:: Data provided ::

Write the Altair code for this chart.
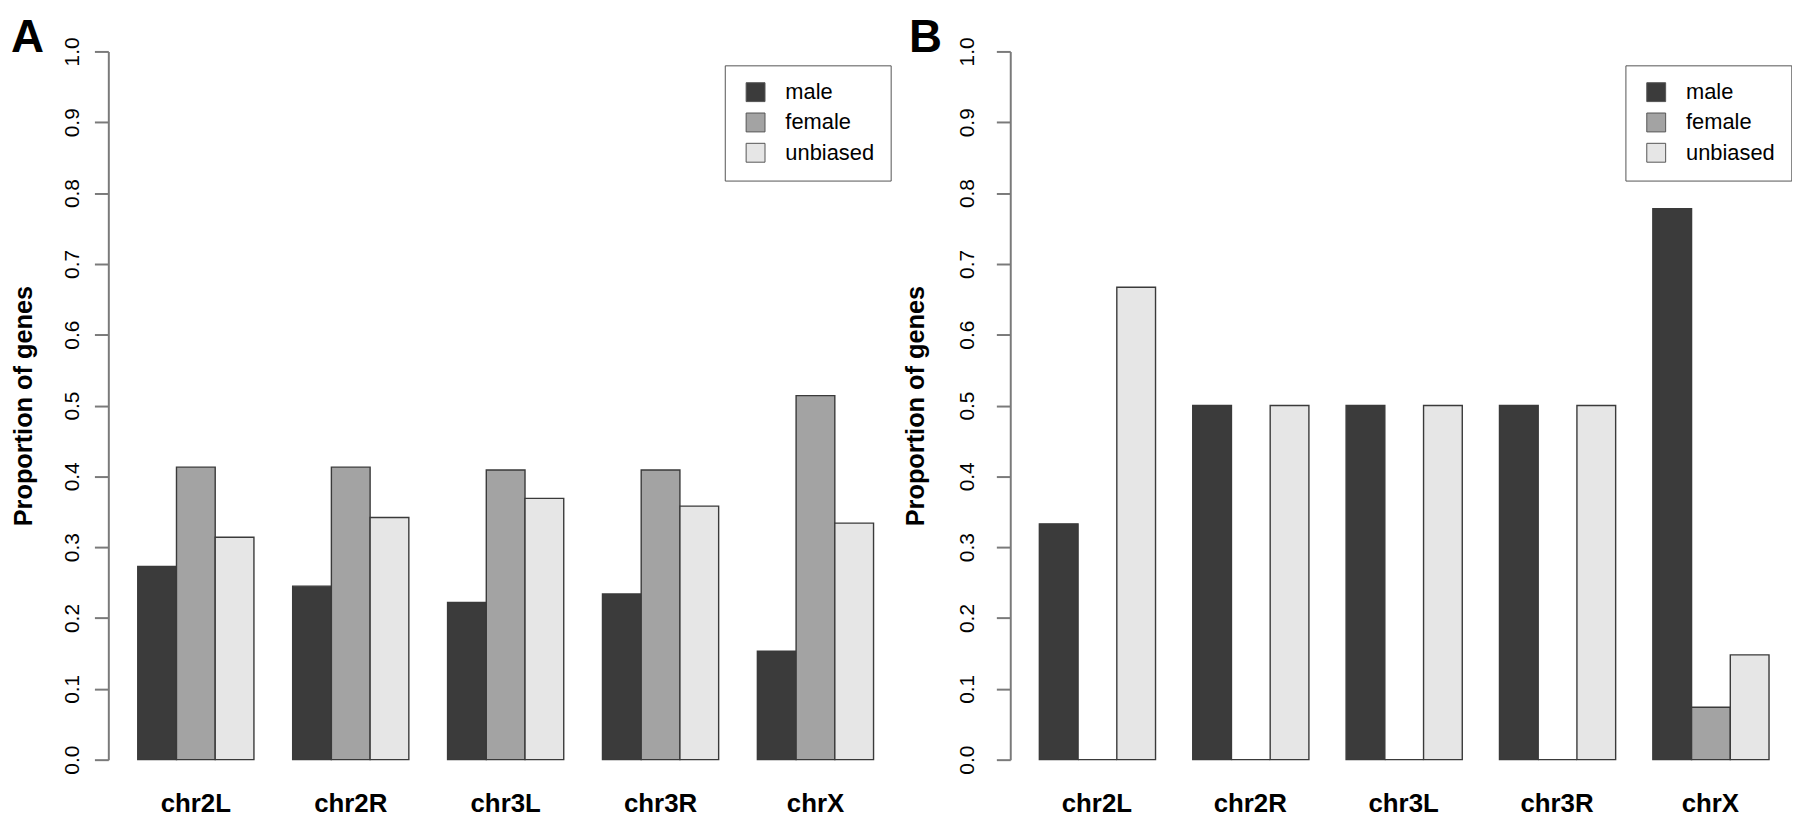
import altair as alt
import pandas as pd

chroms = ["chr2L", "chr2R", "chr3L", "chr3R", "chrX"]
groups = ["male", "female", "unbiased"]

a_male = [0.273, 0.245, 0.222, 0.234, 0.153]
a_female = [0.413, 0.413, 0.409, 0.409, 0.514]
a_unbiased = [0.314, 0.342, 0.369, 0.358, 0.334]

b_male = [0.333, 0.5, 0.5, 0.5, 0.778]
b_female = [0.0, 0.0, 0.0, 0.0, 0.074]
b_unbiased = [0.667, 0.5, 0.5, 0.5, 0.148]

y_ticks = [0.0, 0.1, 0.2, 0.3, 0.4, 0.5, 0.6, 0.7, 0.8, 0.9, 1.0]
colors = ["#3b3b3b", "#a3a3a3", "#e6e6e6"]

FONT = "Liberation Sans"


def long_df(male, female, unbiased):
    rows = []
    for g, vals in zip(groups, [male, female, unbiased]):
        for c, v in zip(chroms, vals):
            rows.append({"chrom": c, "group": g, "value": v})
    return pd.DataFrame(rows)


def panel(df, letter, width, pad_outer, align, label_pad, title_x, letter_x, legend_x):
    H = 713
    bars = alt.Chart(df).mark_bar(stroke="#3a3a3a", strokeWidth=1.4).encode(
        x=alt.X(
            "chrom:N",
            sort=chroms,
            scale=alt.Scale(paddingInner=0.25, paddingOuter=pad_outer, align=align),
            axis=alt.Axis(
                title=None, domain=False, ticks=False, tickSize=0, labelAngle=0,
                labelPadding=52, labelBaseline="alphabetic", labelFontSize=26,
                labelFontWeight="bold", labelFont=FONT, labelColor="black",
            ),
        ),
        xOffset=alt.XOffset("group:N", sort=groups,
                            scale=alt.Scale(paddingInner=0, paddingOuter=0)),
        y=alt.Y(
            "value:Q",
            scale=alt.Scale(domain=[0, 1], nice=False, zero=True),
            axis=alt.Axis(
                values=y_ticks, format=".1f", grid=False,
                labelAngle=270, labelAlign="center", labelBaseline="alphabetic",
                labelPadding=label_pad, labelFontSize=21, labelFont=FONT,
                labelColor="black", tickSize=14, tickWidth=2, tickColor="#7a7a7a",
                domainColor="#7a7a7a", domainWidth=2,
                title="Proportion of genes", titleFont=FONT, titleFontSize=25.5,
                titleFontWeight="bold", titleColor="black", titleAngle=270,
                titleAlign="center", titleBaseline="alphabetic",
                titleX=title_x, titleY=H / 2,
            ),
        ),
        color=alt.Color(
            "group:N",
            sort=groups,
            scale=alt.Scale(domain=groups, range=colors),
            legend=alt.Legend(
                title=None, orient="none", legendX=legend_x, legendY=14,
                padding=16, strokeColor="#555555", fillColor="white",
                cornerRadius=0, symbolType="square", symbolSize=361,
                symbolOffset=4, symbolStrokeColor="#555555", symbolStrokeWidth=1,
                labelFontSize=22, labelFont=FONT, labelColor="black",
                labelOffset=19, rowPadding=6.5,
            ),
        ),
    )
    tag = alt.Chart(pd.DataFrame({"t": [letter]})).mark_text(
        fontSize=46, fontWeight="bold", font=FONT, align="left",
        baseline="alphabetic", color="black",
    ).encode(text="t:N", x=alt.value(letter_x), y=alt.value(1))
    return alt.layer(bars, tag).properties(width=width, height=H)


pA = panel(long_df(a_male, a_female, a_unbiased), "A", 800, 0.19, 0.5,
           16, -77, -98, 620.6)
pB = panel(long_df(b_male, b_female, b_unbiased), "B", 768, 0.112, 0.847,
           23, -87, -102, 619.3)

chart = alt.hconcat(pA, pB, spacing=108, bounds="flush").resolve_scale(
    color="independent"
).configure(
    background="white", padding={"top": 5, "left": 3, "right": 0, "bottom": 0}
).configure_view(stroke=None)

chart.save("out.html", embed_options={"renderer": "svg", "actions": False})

:::

__Task details__
From the first line above down to the line with "return pd.DataFrame(rows)", reproduce every line and no others, omitting pictures.

__Complete response__
Write the Altair code for this chart.
import altair as alt
import pandas as pd

chroms = ["chr2L", "chr2R", "chr3L", "chr3R", "chrX"]
groups = ["male", "female", "unbiased"]

a_male = [0.273, 0.245, 0.222, 0.234, 0.153]
a_female = [0.413, 0.413, 0.409, 0.409, 0.514]
a_unbiased = [0.314, 0.342, 0.369, 0.358, 0.334]

b_male = [0.333, 0.5, 0.5, 0.5, 0.778]
b_female = [0.0, 0.0, 0.0, 0.0, 0.074]
b_unbiased = [0.667, 0.5, 0.5, 0.5, 0.148]

y_ticks = [0.0, 0.1, 0.2, 0.3, 0.4, 0.5, 0.6, 0.7, 0.8, 0.9, 1.0]
colors = ["#3b3b3b", "#a3a3a3", "#e6e6e6"]

FONT = "Liberation Sans"


def long_df(male, female, unbiased):
    rows = []
    for g, vals in zip(groups, [male, female, unbiased]):
        for c, v in zip(chroms, vals):
            rows.append({"chrom": c, "group": g, "value": v})
    return pd.DataFrame(rows)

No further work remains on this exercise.